A key factor distinguishing Cobalt from other video detection systems is that it attempts to store all relevant data about a scene along with a compressed version of the scene video. What is meant by "relevant" in this context is "any change of significance that might potentially be the source of a video query". So it tries, for example, to ignore changes in illumination, persistent foreground or background interference, or moderate camera shake. Another way of putting this is to say that Cobalt seeks to encapsulate "what is going on where in the scene". The encoding of this stream of information we refer to as "Image-DNA".
The Image DNA data is delivered as a separate low bandwidth data stream, alongside the compressed video data. It is not image meta-data, though image meta-data might be constructed from it. Image-DNA streams are searchable in response to queries relating to the question "what, if anything, is happening or happened at these locations?". Such queries are formulated graphically rather than through the more familiar text-based search, and the output of such a search could indeed be saved as "event meta-data", though it is usually presented visually as an event replay.

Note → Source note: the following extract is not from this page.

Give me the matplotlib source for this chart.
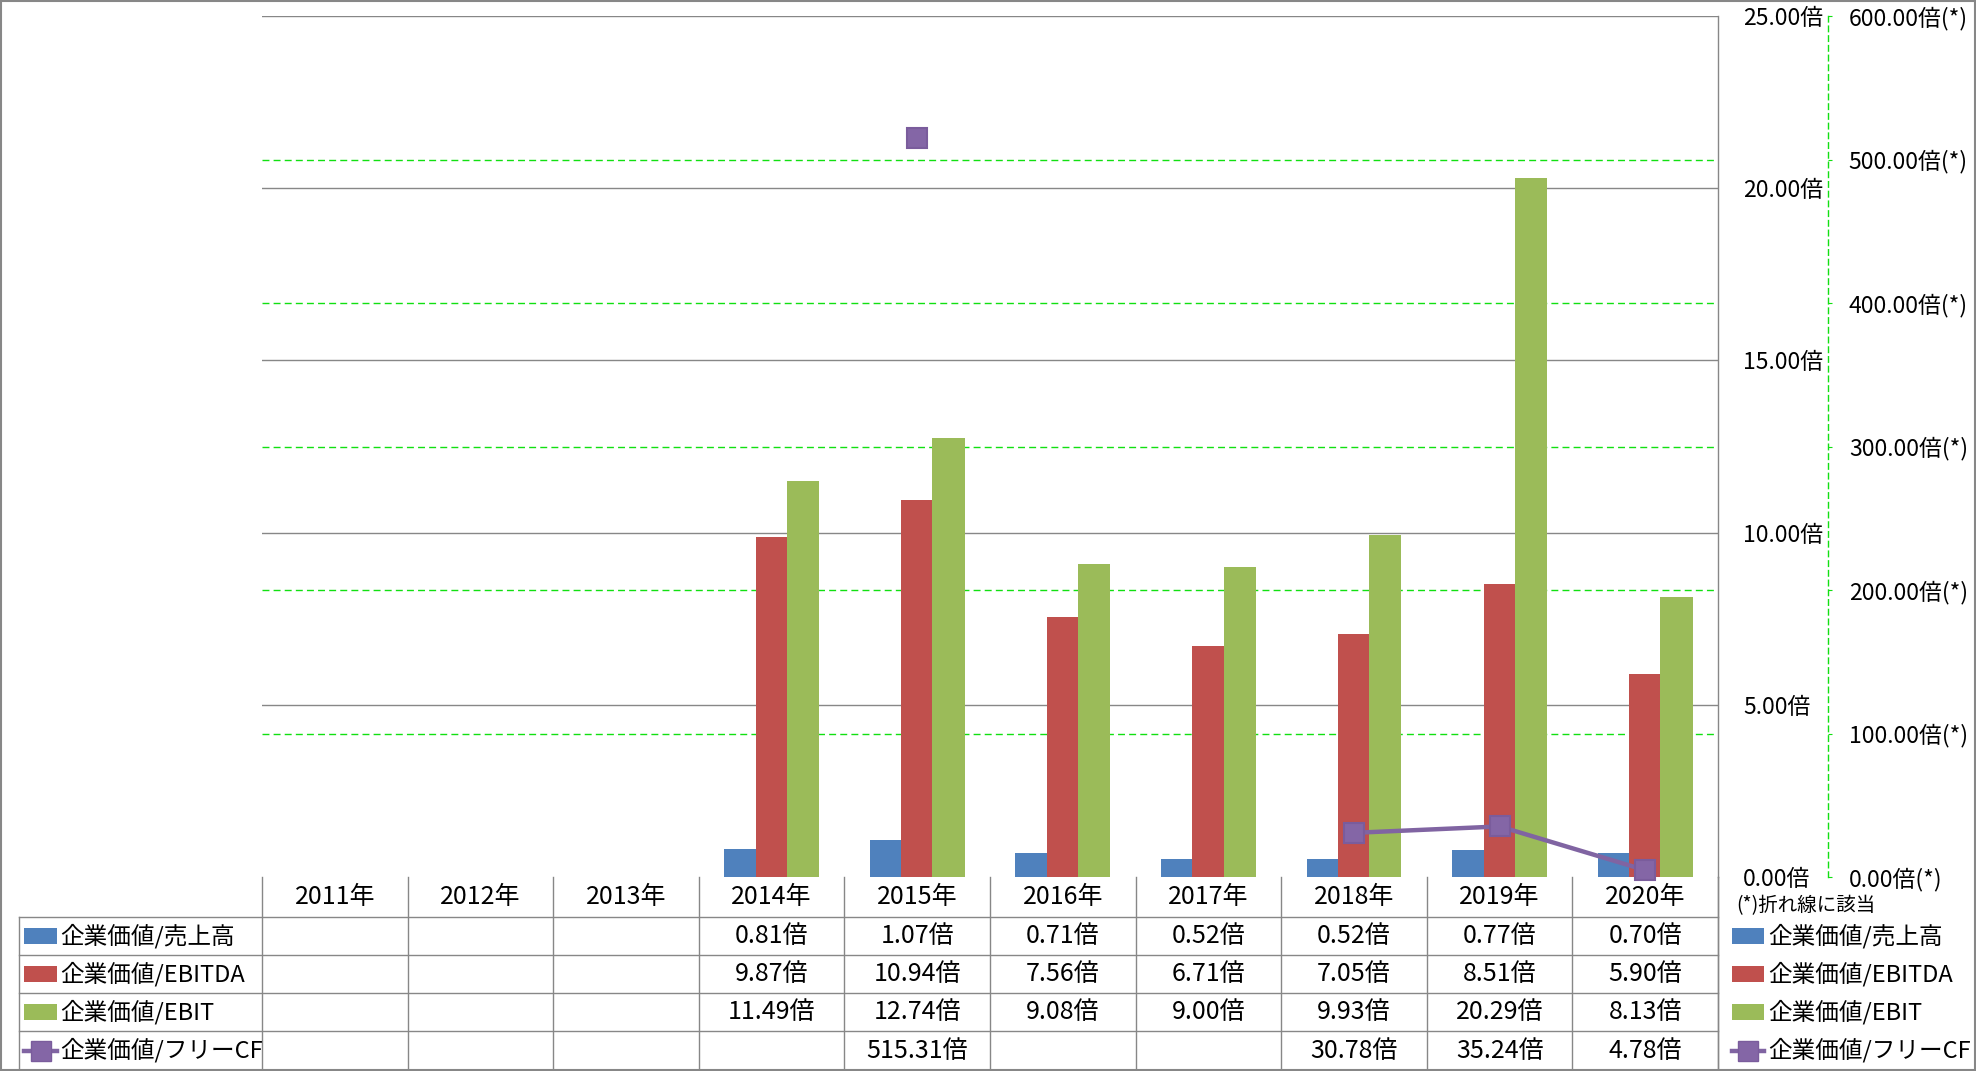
import numpy as np
import matplotlib
matplotlib.use("Agg")
import matplotlib.pyplot as plt
from matplotlib.lines import Line2D
from matplotlib.patches import Rectangle
from matplotlib.transforms import blended_transform_factory

plt.rcParams['font.family'] = ['Noto Sans CJK JP', 'DejaVu Sans']

# ---------------- data ----------------
years = ["2011年", "2012年", "2013年", "2014年", "2015年", "2016年", "2017年", "2018年", "2019年", "2020年"]
nan = np.nan
ev_sales = [nan, nan, nan, 0.81, 1.07, 0.71, 0.52, 0.52, 0.77, 0.70]
ev_ebitda = [nan, nan, nan, 9.87, 10.94, 7.56, 6.71, 7.05, 8.51, 5.90]
ev_ebit = [nan, nan, nan, 11.49, 12.74, 9.08, 9.00, 9.93, 20.29, 8.13]
ev_fcf = [nan, nan, nan, nan, 515.31, nan, nan, 30.78, 35.24, 4.78]
series_names = ["企業価値/売上高", "企業価値/EBITDA", "企業価値/EBIT", "企業価値/フリーCF"]
primary_ticks = [0, 5, 10, 15, 20, 25]
secondary_ticks = [0, 100, 200, 300, 400, 500, 600]
note_text = "(*)折れ線に該当"

colors = ["#4F81BD", "#C0504D", "#9BBB59", "#8064A2"]
GRID_GRAY = "#878787"
GREEN = "#11E011"

W, H = 1976, 1071
fig = plt.figure(figsize=(W / 100, H / 100), dpi=100)

def fx(x):
    return x / W

def fy(y):
    return 1 - y / H

plot_l, plot_r, plot_t, plot_b = 262, 1718, 16, 877
ax = fig.add_axes([fx(plot_l), fy(plot_b), fx(plot_r - plot_l), (plot_b - plot_t) / H])
n = len(years)
x = np.arange(n) + 0.5
ax.set_xlim(0, n)
ax.set_ylim(primary_ticks[0], primary_ticks[-1])

bw = 0.22
for k, vals in enumerate([ev_sales, ev_ebitda, ev_ebit]):
    ax.bar(x + (k - 1) * 0.215, vals, width=bw, color=colors[k], zorder=3, linewidth=0)

# primary gridlines
for t in primary_ticks[1:]:
    ax.axhline(t, color=GRID_GRAY, lw=1.0, zorder=1)
# secondary gridlines (drawn on primary axes to stay behind bars)
ratio = primary_ticks[-1] / secondary_ticks[-1]
for t in secondary_ticks[1:-1]:
    ax.axhline(t * ratio, color=GREEN, lw=1.0, ls=(0, (5, 3)), zorder=1)

ax2 = ax.twinx()

for s in ["top", "left", "bottom"]:
    ax.spines[s].set_visible(False)
ax.spines["right"].set_color(GRID_GRAY)
ax.spines["right"].set_linewidth(1.0)
ax.set_xticks([])
ax.set_yticks(primary_ticks)
ax.set_yticklabels([f"{t:.2f}倍" for t in primary_ticks])
ax.yaxis.tick_right()
ax.yaxis.set_label_position("right")
ax.tick_params(axis="y", left=False, labelleft=False, right=True, labelright=True,
               length=0, pad=18, labelsize=16.5)

ax2.set_ylim(secondary_ticks[0], secondary_ticks[-1])
for s in ["top", "left", "bottom"]:
    ax2.spines[s].set_visible(False)
ax2.spines["right"].set_position(("axes", (1828 - plot_l) / (plot_r - plot_l)))
ax2.spines["right"].set_color(GREEN)
ax2.spines["right"].set_linestyle((0, (4, 3)))
ax2.spines["right"].set_linewidth(1.0)
ax2.set_xticks([])
ax2.set_yticks(secondary_ticks)
ax2.set_yticklabels([f"{t:.2f}倍(*)" for t in secondary_ticks])
ax2.tick_params(axis="y", length=3, color=GREEN, pad=12, labelsize=16.5)
ax2.plot(x, ev_fcf, color=colors[3], lw=3.2, marker="s", markersize=15,
         markerfacecolor="#8466A6", markeredgecolor="#7A5C9C", markeredgewidth=1.5,
         clip_on=False, zorder=5)

# ---------------- table ----------------
bt = blended_transform_factory(ax.transData, fig.transFigure)
row_edges = [877, 917, 955, 993, 1031, 1070]
tab_left = 19
lc = GRID_GRAY
lw = 1.0

for i in range(n + 1):
    fig.add_artist(Line2D([i, i], [fy(row_edges[0]), fy(row_edges[-1])], transform=bt, color=lc, lw=lw))
for r in row_edges[1:]:
    fig.add_artist(Line2D([fx(tab_left), fx(plot_r)], [fy(r), fy(r)], color=lc, lw=lw))
fig.add_artist(Line2D([fx(tab_left), fx(tab_left)], [fy(row_edges[1]), fy(row_edges[-1])], color=lc, lw=lw))

fs_tab = 18
hc = (row_edges[0] + row_edges[1]) / 2
for i in range(n):
    fig.text(x[i], fy(hc), years[i], transform=bt, ha="center", va="center", fontsize=fs_tab)

all_series = [ev_sales, ev_ebitda, ev_ebit, ev_fcf]
for r, vals in enumerate(all_series):
    yc = (row_edges[r + 1] + row_edges[r + 2]) / 2
    for i in range(n):
        v = vals[i]
        if not np.isnan(v):
            fig.text(x[i], fy(yc), f"{v:.2f}倍", transform=bt, ha="center", va="center", fontsize=fs_tab)

def legend_key(x0, x1, yc, k):
    if k < 3:
        fig.add_artist(Rectangle((fx(x0), fy(yc + 8)), fx(x1 - x0), 16 / H,
                                 facecolor=colors[k], edgecolor="none"))
    else:
        fig.add_artist(Line2D([fx(x0), fx(x1)], [fy(yc), fy(yc)], color=colors[k], lw=3.2))
        fig.add_artist(Line2D([fx((x0 + x1) / 2)], [fy(yc)], color=colors[k], marker="s",
                              markersize=15, markerfacecolor="#8466A6", markeredgecolor="#7A5C9C"))

fs_leg = 17
for k, name in enumerate(series_names):
    yc = (row_edges[k + 1] + row_edges[k + 2]) / 2
    legend_key(24, 57, yc, k)
    fig.text(fx(60), fy(yc), name, ha="left", va="center", fontsize=fs_leg)
    legend_key(1732, 1764, yc, k)
    fig.text(fx(1768), fy(yc), name, ha="left", va="center", fontsize=fs_leg)

fig.text(fx(1736), fy(906), note_text, ha="left", va="center", fontsize=14)

fig.add_artist(Line2D([fx(plot_r), fx(plot_r)], [fy(plot_b), fy(row_edges[-1])], color=lc, lw=lw))

fig.add_artist(Rectangle((0.0005, 0.0005), 0.999, 0.999, transform=fig.transFigure,
                         fill=False, edgecolor=GRID_GRAY, lw=1.5))

fig.savefig("out.png", dpi=100, facecolor="white")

Because the Image-DNA is highly compact the response to event queries is ultra fast: an hour of video data can be scanned in under a second, and a day in around 30 seconds. A month of data is scanned in 15 minutes. The ability of the Cobalt system to adapt in real time to ambient conditions means that a single query can span day and night and most variations in weather conditions.
Cobalt is an engine that forms a basis for building diverse video analytics systems. These systems fall into two classes: real-time and post-recording analysis.
Real-time systems are generally thought of as security systems that monitor some space, indoors or outdoors. Initially, this was Cobalt's primary target. However, Cobalt has been used in industrial process control, vehicle parking and other situations, often outdoors.
Post-recording analysis of video has mostly been used in the security and surveillance sectors. The ability to search quickly and easily for events occuring over long periods of time has saved enormous amounts of human effort.